Le guitariste parti désormais remplacé par un impressionnant saxophoniste, le math rock des débuts du groupe s’est plus que coloré de free jazz, et le groupe plonge désormais franchement dans un chaos sonore que n’aurait pas renié les Stooges de la deuxième face de Fun House. Geordie fait des déclarations baroques et incompréhensibles puis mime Donald Duck ; Cameron, le bassiste, s’engage dans des joutes spectaculaires avec Kaidi, l’imposant – et très classe – saxophoniste. Tandis qu’à gauche, Seth, aux claviers, reste relativement sérieux, en face de lui, Morgan abat un boulot colossal à la batterie, confirmant à chaque morceau qu’il est sans doute le batteur contemporain le plus talentueux.

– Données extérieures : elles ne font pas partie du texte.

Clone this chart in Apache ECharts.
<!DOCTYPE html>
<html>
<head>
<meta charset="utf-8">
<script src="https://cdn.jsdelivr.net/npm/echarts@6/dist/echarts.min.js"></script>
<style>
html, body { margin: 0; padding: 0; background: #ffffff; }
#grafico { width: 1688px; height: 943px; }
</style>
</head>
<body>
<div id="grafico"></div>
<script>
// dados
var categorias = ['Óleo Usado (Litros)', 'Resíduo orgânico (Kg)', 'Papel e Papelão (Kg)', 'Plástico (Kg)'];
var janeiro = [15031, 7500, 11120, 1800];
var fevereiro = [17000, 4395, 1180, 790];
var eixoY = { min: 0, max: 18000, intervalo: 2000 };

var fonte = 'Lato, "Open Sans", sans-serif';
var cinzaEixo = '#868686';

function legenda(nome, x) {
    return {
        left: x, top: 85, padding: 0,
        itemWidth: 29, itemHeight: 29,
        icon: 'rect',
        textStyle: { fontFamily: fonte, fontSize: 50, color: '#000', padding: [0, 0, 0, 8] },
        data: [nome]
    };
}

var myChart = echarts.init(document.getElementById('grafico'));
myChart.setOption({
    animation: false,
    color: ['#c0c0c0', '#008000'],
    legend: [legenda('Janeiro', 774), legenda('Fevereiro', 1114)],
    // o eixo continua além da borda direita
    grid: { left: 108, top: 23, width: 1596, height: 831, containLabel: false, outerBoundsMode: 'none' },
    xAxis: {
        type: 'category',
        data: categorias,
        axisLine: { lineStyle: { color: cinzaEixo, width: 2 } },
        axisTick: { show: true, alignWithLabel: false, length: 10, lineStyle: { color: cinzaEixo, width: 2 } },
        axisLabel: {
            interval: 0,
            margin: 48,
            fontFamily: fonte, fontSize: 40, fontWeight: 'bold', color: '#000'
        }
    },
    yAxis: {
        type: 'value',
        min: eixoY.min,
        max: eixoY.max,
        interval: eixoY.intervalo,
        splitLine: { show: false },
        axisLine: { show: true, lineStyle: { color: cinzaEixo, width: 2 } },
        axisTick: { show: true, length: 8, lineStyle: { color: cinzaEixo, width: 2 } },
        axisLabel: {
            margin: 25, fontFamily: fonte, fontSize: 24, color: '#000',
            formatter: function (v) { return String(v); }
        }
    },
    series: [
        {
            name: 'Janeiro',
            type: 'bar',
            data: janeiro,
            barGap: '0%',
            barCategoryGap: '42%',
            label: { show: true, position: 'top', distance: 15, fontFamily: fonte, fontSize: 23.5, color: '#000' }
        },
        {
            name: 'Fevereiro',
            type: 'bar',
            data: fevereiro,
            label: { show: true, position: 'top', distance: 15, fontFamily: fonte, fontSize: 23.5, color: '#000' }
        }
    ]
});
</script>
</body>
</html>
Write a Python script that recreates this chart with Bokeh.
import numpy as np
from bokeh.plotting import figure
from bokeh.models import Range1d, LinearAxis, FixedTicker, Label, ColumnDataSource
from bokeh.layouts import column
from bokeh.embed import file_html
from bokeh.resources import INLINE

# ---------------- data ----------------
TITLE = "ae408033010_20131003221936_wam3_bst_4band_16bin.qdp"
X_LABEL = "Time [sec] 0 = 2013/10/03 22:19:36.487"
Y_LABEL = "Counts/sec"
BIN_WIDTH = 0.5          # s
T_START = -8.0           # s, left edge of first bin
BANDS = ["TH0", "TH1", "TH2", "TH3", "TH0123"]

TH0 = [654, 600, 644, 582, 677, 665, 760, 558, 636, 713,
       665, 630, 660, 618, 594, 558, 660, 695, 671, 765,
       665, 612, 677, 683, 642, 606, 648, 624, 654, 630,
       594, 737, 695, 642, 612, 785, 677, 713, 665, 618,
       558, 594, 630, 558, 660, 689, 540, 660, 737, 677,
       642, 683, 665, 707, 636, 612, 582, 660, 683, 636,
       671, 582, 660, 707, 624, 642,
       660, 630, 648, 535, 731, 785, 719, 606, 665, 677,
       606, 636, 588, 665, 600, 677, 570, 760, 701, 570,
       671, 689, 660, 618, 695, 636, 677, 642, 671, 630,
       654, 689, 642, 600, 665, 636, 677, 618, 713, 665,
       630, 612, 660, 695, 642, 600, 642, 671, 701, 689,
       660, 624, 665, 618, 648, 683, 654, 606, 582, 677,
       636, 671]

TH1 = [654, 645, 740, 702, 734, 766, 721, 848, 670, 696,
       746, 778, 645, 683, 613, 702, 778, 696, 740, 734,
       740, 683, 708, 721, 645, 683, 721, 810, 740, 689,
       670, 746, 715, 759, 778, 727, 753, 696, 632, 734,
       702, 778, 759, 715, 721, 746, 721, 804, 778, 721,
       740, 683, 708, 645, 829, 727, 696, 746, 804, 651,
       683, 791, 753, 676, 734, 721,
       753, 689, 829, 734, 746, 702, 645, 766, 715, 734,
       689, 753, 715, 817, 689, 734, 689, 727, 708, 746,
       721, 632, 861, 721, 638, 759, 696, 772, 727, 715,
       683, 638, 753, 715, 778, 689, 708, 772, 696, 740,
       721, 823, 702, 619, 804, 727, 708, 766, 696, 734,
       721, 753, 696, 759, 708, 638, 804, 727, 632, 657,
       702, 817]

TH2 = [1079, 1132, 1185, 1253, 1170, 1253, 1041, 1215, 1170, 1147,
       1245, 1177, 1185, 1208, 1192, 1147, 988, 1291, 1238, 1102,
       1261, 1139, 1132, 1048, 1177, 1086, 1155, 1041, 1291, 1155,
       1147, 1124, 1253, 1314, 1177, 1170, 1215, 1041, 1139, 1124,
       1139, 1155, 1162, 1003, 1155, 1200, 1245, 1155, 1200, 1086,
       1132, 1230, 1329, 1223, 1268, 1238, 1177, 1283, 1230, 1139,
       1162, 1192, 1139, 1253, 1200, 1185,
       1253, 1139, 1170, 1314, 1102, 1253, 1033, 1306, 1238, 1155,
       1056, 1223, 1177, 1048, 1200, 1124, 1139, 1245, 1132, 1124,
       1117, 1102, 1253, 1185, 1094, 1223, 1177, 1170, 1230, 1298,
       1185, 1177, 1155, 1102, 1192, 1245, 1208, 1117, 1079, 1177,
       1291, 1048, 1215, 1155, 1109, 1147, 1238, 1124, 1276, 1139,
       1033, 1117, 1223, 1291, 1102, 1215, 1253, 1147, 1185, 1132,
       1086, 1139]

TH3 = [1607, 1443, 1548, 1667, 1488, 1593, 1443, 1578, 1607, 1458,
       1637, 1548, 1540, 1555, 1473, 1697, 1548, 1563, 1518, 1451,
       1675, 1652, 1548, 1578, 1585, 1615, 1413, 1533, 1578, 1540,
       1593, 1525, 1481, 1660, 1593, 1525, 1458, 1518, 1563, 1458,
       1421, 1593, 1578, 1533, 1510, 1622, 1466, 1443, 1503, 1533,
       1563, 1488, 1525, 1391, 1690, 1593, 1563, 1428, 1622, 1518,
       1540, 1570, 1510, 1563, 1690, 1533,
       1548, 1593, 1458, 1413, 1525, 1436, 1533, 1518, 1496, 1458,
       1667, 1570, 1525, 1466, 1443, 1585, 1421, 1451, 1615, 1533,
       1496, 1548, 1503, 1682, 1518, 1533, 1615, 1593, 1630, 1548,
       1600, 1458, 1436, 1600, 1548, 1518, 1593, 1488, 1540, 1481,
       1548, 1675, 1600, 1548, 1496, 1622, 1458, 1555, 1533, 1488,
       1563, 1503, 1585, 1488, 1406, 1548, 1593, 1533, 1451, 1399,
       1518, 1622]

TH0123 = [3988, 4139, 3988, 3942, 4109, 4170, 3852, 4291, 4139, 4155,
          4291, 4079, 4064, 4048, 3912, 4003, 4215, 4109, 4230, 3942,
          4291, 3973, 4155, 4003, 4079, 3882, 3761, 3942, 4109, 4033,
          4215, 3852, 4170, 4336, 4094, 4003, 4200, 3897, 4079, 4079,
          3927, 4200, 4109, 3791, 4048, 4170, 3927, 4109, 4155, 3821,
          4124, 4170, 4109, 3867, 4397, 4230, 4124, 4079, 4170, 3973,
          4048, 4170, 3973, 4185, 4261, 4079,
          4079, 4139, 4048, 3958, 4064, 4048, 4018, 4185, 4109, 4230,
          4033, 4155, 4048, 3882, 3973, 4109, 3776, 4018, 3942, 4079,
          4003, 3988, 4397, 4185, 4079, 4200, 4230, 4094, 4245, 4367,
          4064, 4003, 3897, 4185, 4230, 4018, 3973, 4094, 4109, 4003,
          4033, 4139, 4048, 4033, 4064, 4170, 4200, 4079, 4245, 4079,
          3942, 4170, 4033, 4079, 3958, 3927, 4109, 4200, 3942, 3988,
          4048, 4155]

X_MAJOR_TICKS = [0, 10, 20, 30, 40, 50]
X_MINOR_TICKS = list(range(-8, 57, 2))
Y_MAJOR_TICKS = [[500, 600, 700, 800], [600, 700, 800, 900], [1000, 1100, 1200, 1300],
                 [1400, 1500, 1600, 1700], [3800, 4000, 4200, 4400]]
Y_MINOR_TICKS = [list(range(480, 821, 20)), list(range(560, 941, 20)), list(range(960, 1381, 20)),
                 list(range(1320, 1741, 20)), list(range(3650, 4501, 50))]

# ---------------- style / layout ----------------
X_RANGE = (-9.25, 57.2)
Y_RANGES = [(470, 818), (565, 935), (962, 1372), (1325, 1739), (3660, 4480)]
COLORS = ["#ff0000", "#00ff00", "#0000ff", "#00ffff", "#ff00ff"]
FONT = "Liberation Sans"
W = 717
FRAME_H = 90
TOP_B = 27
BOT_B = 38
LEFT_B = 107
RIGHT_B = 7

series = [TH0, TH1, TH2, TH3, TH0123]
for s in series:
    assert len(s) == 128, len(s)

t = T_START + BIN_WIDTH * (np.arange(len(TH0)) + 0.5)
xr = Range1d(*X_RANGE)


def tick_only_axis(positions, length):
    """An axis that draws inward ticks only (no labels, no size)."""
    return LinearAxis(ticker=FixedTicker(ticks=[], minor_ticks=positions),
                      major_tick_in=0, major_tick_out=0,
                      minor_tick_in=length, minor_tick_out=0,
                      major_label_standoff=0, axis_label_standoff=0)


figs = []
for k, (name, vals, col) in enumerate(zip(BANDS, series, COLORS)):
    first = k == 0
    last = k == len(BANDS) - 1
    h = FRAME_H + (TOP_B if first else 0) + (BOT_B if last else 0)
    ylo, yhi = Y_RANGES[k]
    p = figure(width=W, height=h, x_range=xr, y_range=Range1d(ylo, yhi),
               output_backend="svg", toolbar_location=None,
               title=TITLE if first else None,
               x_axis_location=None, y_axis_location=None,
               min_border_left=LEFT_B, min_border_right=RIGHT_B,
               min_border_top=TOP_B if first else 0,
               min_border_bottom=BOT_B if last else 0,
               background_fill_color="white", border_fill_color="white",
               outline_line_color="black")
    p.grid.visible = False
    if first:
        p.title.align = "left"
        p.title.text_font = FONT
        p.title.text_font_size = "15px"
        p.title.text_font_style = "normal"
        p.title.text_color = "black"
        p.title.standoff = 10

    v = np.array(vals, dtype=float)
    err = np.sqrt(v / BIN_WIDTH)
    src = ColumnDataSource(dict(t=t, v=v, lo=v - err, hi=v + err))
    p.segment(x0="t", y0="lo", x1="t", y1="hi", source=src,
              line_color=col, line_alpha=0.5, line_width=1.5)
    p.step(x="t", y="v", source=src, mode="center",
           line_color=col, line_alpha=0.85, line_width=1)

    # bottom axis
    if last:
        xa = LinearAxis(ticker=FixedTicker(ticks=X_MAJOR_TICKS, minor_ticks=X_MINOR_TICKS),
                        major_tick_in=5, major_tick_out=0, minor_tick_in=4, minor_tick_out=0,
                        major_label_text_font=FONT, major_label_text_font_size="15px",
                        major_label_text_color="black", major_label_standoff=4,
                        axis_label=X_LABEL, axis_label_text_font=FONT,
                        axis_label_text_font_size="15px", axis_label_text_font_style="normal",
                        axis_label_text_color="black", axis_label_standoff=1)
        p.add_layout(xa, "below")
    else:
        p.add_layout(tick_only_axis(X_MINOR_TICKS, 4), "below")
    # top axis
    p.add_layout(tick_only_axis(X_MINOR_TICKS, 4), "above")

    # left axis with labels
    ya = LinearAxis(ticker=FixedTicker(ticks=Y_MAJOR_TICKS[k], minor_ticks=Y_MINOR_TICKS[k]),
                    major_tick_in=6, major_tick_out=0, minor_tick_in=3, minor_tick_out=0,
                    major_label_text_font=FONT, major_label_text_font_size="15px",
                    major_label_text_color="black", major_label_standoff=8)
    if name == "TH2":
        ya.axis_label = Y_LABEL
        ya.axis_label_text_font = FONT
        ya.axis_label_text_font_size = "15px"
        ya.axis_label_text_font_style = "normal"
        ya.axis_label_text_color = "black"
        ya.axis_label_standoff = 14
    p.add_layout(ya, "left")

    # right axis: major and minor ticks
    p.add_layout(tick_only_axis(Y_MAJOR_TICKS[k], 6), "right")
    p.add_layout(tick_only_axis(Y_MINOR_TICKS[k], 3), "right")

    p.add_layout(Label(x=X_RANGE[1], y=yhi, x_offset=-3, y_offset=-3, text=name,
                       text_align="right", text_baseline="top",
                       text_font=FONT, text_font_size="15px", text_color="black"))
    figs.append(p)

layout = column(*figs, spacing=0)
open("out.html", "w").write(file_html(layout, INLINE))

Il y a, on le sait, chez black midi beaucoup d’humour farfelu (Geordie et Seth font semblant de se battre sur scène avant de venir assassiner Kaidi avec un mini-cimeterre en plastique, le genre …), mais surtout une maîtrise musicale colossale qui leur permet d’aller toujours plus loin dans la dissonance, le tumulte, et l’inconfort. Face à cet univers délirant, une bonne partie du public choisit de danser dans un maelström de folie, qui fait monter la température de la salle au-delà du raisonnable. D’autres spectateurs s’émerveillent devant l’audace du groupe, tandis que certains trouvent ça profondément ennuyeux. Quelque part, tout le monde a raison : entre virtuosité et canular, cocon de bruit nonsensique et pics d’énergie démente, black midi ne choisit pas, et passe de la grande escroquerie du rock’n’roll au génie improbable sans jamais cesser de s’amuser. Et de jouer avec nous.
Pour résumer – en le simplifiant outrageusement – ce set de 1h20, sans rappel bien entendu : le début a été littéralement supersonique, avec l’enchaînement furieux de 953 et Speedway du premier album, qui a mis la fosse du Cabaret Sauvage en liesse, la fin effrayante d’audace brutale (John L et Slow du second album), tandis que le milieu, où le groupe a enchaîné des compositions parfois incompréhensibles et qui nous ont semblé nouvelles, ou du moins, inconnues au bataillon, a ressemblé à un labyrinthe soul jazz, au sein duquel Geordie venait parfois jouer au crooner improbable !
S’il y a un verdict final raisonnable, ce serait que black midi bouleverse de plus en plus les codes de la musique actuelle, confirme pour le coup son importance qui dépasse la hype initiale, et est désormais un groupe précieux. Pas toujours aimable, mais précieux.